I use gochugaru anywhere I'd use (unsmoked) paprika. And also as the base for many many Asian fusion-ish meals like so: Mix three parts gochugaru, two parts sugar, two parts soy sauce, and one part roasted sesame oil. Now you have a spicy paste that can become so many things with varying amounts of rice vinegar, garlic, and ginger stirred in.

- with scallions, As a sauce for tofu or rice or anything else

- add miso for fake gochujang

- more vinegar and sugar plus sesame seeds for a dipping sauce for fried things

- Add corn syrup and lots of garlic For sticky-sweet Korean-style chicken wings

- thinned with water and vinegar for salad dressing

Etc etc.
posted by peachfuzz at 3:42 PM on May 21, 2015 [1 favorite]

gochu means 'hot pepper' and garu means (more or less) 'powder'. (For example, flour is milgaru -- wheat powder.) So really, anywhere you might want to use red pepper powder, you can use it.

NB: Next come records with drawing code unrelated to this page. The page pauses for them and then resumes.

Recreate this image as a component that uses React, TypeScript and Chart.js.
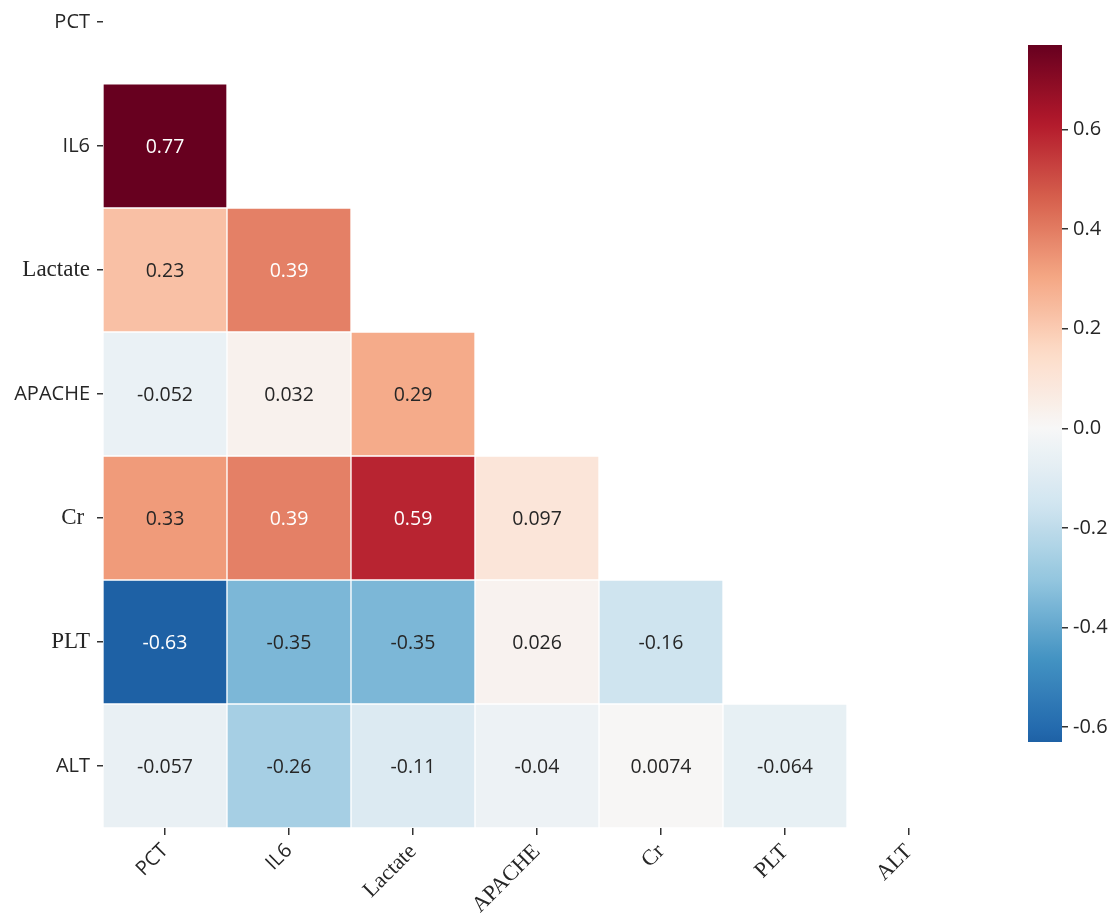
import React, { useEffect, useRef } from "react";
import { Chart, registerables } from "chart.js";
Chart.register(...registerables);

// ---------- data ----------
const ROW_LABELS = ["PCT", "IL6", "Lactate", "APACHE", "Cr ", "PLT", "ALT"];
const COL_LABELS = ["PCT", "IL6", "Lactate", "APACHE", "Cr", "PLT", "ALT"];
const ROW_PCT: number[] = [];
const ROW_IL6 = [0.77];
const ROW_LACTATE = [0.23, 0.39];
const ROW_APACHE = [-0.052, 0.032, 0.29];
const ROW_CR = [0.33, 0.39, 0.59, 0.097];
const ROW_PLT = [-0.63, -0.35, -0.35, 0.026, -0.16];
const ROW_ALT = [-0.057, -0.26, -0.11, -0.04, 0.0074, -0.064];
const ROWS = [ROW_PCT, ROW_IL6, ROW_LACTATE, ROW_APACHE, ROW_CR, ROW_PLT, ROW_ALT];
const COLORBAR_TICKS = [-0.6, -0.4, -0.2, 0.0, 0.2, 0.4, 0.6];

// ---------- styles ----------
const SANS = "'Open Sans', 'Noto Sans', sans-serif";
const SERIF = "'Liberation Serif', 'DejaVu Serif', serif";
const Y_SERIF = [false, false, true, false, true, true, false];
const X_SERIF = [false, false, true, true, true, true, true];
const TEXT_DARK = "#262626";

const RDBU_R = [
  "#053061", "#2166ac", "#4393c3", "#92c5de", "#d1e5f0", "#f7f7f7",
  "#fddbc7", "#f4a582", "#d6604d", "#b2182b", "#67001f",
];

function hexToRgb(h: string) {
  return [parseInt(h.slice(1, 3), 16), parseInt(h.slice(3, 5), 16), parseInt(h.slice(5, 7), 16)];
}
const RDBU_RGB = RDBU_R.map(hexToRgb);

function cmapRgb(t: number) {
  const tt = Math.max(0, Math.min(1, t));
  const s = tt * (RDBU_RGB.length - 1);
  const i = Math.min(Math.floor(s), RDBU_RGB.length - 2);
  const f = s - i;
  const a = RDBU_RGB[i];
  const b = RDBU_RGB[i + 1];
  return [0, 1, 2].map((k) => a[k] + (b[k] - a[k]) * f);
}
const ALL_VALUES = ROWS.flat();
const V_ABS = Math.max(...ALL_VALUES.map((v) => Math.abs(v)));
const V_MIN = Math.min(...ALL_VALUES);
const V_MAX = Math.max(...ALL_VALUES);
const norm = (v: number) => (v + V_ABS) / (2 * V_ABS);
const rgbStr = (c: number[]) => `rgb(${Math.round(c[0])},${Math.round(c[1])},${Math.round(c[2])})`;
const colorFor = (v: number) => rgbStr(cmapRgb(norm(v)));

function luminance(c: number[]) {
  const lin = c.map((x) => {
    const s = x / 255;
    return s <= 0.03928 ? s / 12.92 : Math.pow((s + 0.055) / 1.055, 2.4);
  });
  return 0.2126 * lin[0] + 0.7152 * lin[1] + 0.0722 * lin[2];
}
const textColorFor = (v: number) => (luminance(cmapRgb(norm(v))) > 0.408 ? TEXT_DARK : "#ffffff");
const fmt = (v: number) => String(parseFloat(v.toPrecision(2)));

export default function App() {
  const heatRef = useRef<HTMLCanvasElement | null>(null);
  const cbRef = useRef<HTMLCanvasElement | null>(null);

  useEffect(() => {
    if (!heatRef.current || !cbRef.current) return;

    const datasets = ROWS.map((row, r) => ({
      label: ROW_LABELS[r],
      data: COL_LABELS.map((_, c) => (c < row.length ? [r - 0.5, r + 0.5] : null)),
      backgroundColor: COL_LABELS.map((_, c) => (c < row.length ? colorFor(row[c]) : "rgba(0,0,0,0)")),
      borderColor: "#ffffff",
      borderWidth: 1,
      borderSkipped: false,
      grouped: false,
      barPercentage: 1,
      categoryPercentage: 1,
    }));

    const annotate = {
      id: "annotate",
      afterDatasetsDraw(chart: any) {
        const ctx = chart.ctx;
        const xs = chart.scales.x;
        const ys = chart.scales.y;
        ctx.save();
        ctx.textAlign = "center";
        ctx.textBaseline = "middle";
        ctx.font = `19.5px ${SANS}`;
        ROWS.forEach((row, r) => {
          row.forEach((v, c) => {
            ctx.fillStyle = textColorFor(v);
            ctx.fillText(fmt(v), xs.getPixelForValue(c), ys.getPixelForValue(r) + 1);
          });
        });
        ctx.restore();
      },
    };

    const heat = new Chart(heatRef.current, {
      type: "bar",
      data: { labels: COL_LABELS, datasets: datasets as any },
      options: {
        animation: false,
        responsive: false,
        maintainAspectRatio: false,
        layout: { padding: { left: 0, right: 29, top: 0, bottom: 0 } },
        plugins: { legend: { display: false }, tooltip: { enabled: false } },
        events: [],
        scales: {
          x: {
            type: "category",
            offset: true,
            border: { display: false },
            grid: {
              display: true,
              offset: false,
              drawOnChartArea: false,
              drawTicks: true,
              tickLength: 7,
              tickColor: "#333",
              lineWidth: 1.5,
            },
            ticks: {
              color: TEXT_DARK,
              minRotation: 45,
              maxRotation: 45,
              padding: 4,
              autoSkip: false,
              font: (ctx: any) => ({
                family: X_SERIF[ctx.index] ? SERIF : SANS,
                size: X_SERIF[ctx.index] ? 22 : 20,
              }),
            },
            afterFit: (scale: any) => {
              scale.height = 89;
              scale.paddingLeft = 0;
              scale.paddingRight = 0;
            },
          },
          y: {
            type: "linear",
            reverse: true,
            min: -0.177,
            max: 6.5,
            border: { display: false },
            grid: {
              display: true,
              drawOnChartArea: false,
              drawTicks: true,
              tickLength: 6,
              tickColor: "#333",
              lineWidth: 1.5,
            },
            afterBuildTicks: (scale: any) => {
              scale.ticks = ROW_LABELS.map((_, i) => ({ value: i }));
            },
            ticks: {
              color: TEXT_DARK,
              padding: 7,
              autoSkip: false,
              callback: (value: any) => ROW_LABELS[Math.round(Number(value))],
              font: (ctx: any) => {
                const i = ctx.tick ? Math.round(ctx.tick.value) : ctx.index;
                return { family: Y_SERIF[i] ? SERIF : SANS, size: Y_SERIF[i] ? 23 : 20 };
              },
            },
            afterFit: (scale: any) => {
              scale.width = 103;
              scale.paddingTop = 0;
              scale.paddingBottom = 0;
            },
          },
        },
      },
      plugins: [annotate],
    });

    const cb = new Chart(cbRef.current, {
      type: "bar",
      data: {
        labels: [""],
        datasets: [
          {
            data: [[V_MIN, V_MAX]] as any,
            borderWidth: 0,
            barPercentage: 1,
            categoryPercentage: 1,
            backgroundColor: (ctx: any) => {
              const chart = ctx.chart;
              const ys = chart.scales.y;
              if (!chart.chartArea || !ys) return "#ccc";
              const y0 = ys.getPixelForValue(V_MIN);
              const y1 = ys.getPixelForValue(V_MAX);
              const g = chart.ctx.createLinearGradient(0, y0, 0, y1);
              const n = 60;
              for (let k = 0; k <= n; k++) {
                const v = V_MIN + ((V_MAX - V_MIN) * k) / n;
                g.addColorStop(k / n, colorFor(v));
              }
              return g;
            },
          },
        ],
      },
      options: {
        animation: false,
        responsive: false,
        maintainAspectRatio: false,
        layout: { padding: { left: 28, right: 0, top: 45, bottom: 175 } },
        plugins: { legend: { display: false }, tooltip: { enabled: false } },
        events: [],
        scales: {
          x: { display: false },
          y: {
            type: "linear",
            position: "right",
            min: V_MIN,
            max: V_MAX,
            border: { display: false },
            grid: {
              display: true,
              drawOnChartArea: false,
              drawTicks: true,
              tickLength: 6,
              tickColor: "#333",
              lineWidth: 1.5,
            },
            afterBuildTicks: (scale: any) => {
              scale.ticks = COLORBAR_TICKS.map((v) => ({ value: v }));
            },
            ticks: {
              color: TEXT_DARK,
              padding: 5,
              font: { family: SANS, size: 20 },
              callback: (value: any) => Number(value).toFixed(1),
            },
            afterFit: (scale: any) => {
              scale.width = 55;
              scale.paddingTop = 0;
              scale.paddingBottom = 0;
            },
          },
        },
      },
    });

    return () => {
      heat.destroy();
      cb.destroy();
    };
  }, []);

  return (
    <div style={{ position: "fixed", left: 0, top: 0, width: 1117, height: 917, background: "#ffffff" }}>
      <canvas ref={heatRef} width={1000} height={917} style={{ position: "absolute", left: 0, top: 0 }} />
      <canvas ref={cbRef} width={117} height={917} style={{ position: "absolute", left: 1000, top: 0 }} />
    </div>
  );
}
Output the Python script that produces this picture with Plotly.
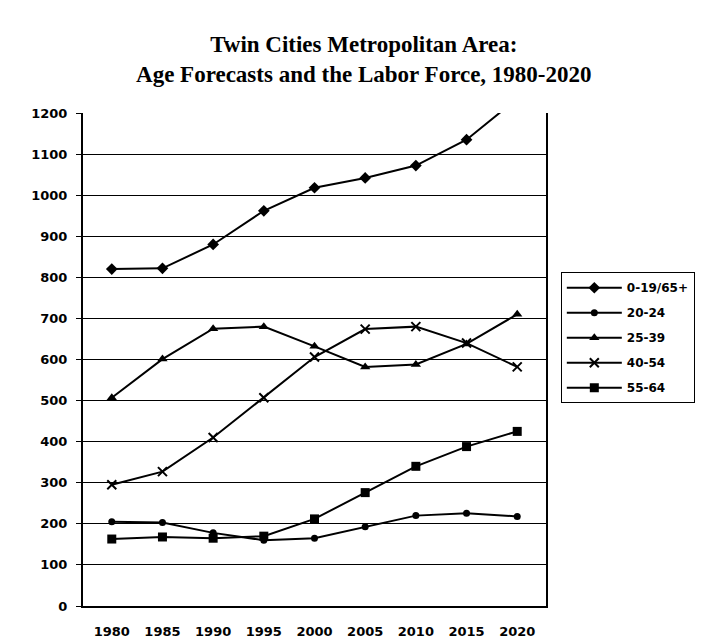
import plotly.graph_objects as go

years = ["1980", "1985", "1990", "1995", "2000", "2005", "2010", "2015", "2020"]
s_0_19_65 = [820, 822, 880, 962, 1018, 1042, 1072, 1135, 1235]
s_20_24 = [205, 203, 178, 160, 165, 193, 220, 226, 218]
s_25_39 = [507, 601, 675, 680, 632, 582, 588, 638, 710]
s_40_54 = [295, 327, 410, 507, 606, 674, 680, 640, 582]
s_55_64 = [163, 168, 165, 170, 212, 276, 340, 388, 425]
y_ticks = [0, 100, 200, 300, 400, 500, 600, 700, 800, 900, 1000, 1100, 1200]

series = [
    ("0-19/65+", s_0_19_65, "diamond", 9, 0),
    ("20-24", s_20_24, "circle", 7, 0),
    ("25-39", s_25_39, "triangle-up", 9, 0),
    ("40-54", s_40_54, "x-thin", 9, 2),
    ("55-64", s_55_64, "square", 9, 0),
]

fig = go.Figure()
for name, vals, sym, size, lw in series:
    fig.add_trace(go.Scatter(
        x=years, y=vals, name=name, legendgroup=name, mode="lines+markers",
        line=dict(color="black", width=2),
        marker=dict(symbol=sym, size=size, color="black",
                    line=dict(color="black", width=lw)),
        cliponaxis=True,
    ))

# page body adds an 8px offset, so the figure is 8px smaller each way
fig.update_layout(
    width=699, height=632,
    paper_bgcolor="white", plot_bgcolor="white",
    margin=dict(l=75, r=155, t=105, b=34),
    title=dict(
        text="<b>Twin Cities Metropolitan Area:<br>Age Forecasts and the Labor Force, 1980-2020</b>",
        x=0.509, xanchor="center", y=0.93, yanchor="top",
        font=dict(family="Liberation Serif", size=23, color="black"),
        automargin=False,
    ),
    font=dict(family="DejaVu Sans", color="black"),
    showlegend=True,
    legend=dict(
        x=1.032, y=0.677, xanchor="left", yanchor="top",
        bordercolor="black", borderwidth=1, bgcolor="white",
        font=dict(family="DejaVu Sans", size=12, color="black", weight="bold"),
        itemwidth=55, tracegroupgap=6,
    ),
)
fig.update_xaxes(
    type="category", showline=True, linecolor="black", linewidth=2,
    showgrid=False, ticks="", ticklabelstandoff=12, automargin=False,
    tickfont=dict(family="DejaVu Sans", size=13, color="black", weight="bold"),
)
fig.update_yaxes(
    range=[0, 1200], tickvals=y_ticks, showline=True, linecolor="black",
    linewidth=2, mirror=True, showgrid=True, gridcolor="black", gridwidth=1.3,
    ticks="outside", ticklen=5, tickcolor="black", zeroline=False,
    ticklabelstandoff=6, automargin=False,
    tickfont=dict(family="DejaVu Sans", size=13, color="black", weight="bold"),
)

fig.write_html("out.html")
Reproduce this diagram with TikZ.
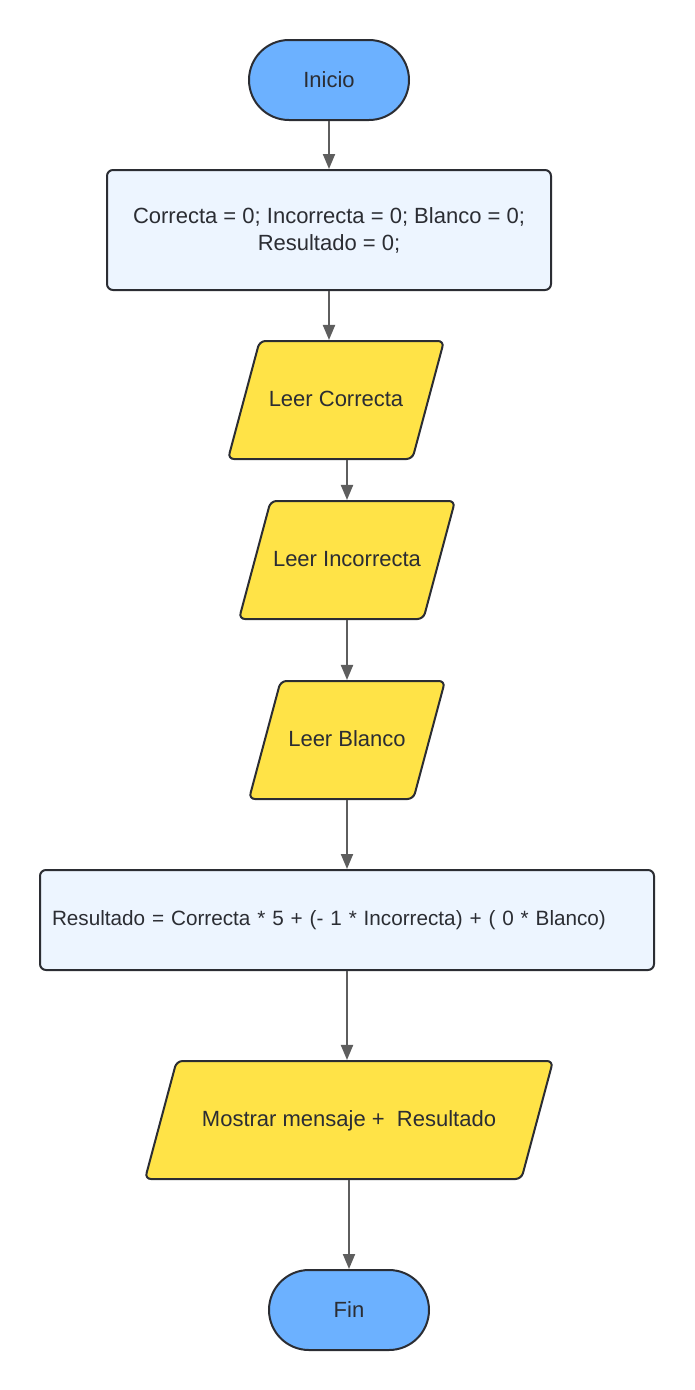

It has a different flavour than some other versions from other countries might, and in fact has a lot of variation in taste and heat between batches and seasons and growing locations, but it's basically just that.

The 'jang' in gochujang means 'paste', and it has a different flavour profile. A good pot of, say, kimchi jjigae or any other spicy Korean stew will include both gochujang and gochgaru, and they compliment one another.

But, anyway, yeah, what people have said, that you can use it anywhere you might use hot red pepper powder is indeed true.
posted by stavrosthewonderchicken at 4:42 PM on May 21, 2015

posted by aniola at 11:04 PM on May 21, 2015

Anything from this list, especially fire chicken with cheese.
posted by neushoorn at 11:22 PM on May 21, 2015

Sounds like Maangchi has a few great ideas.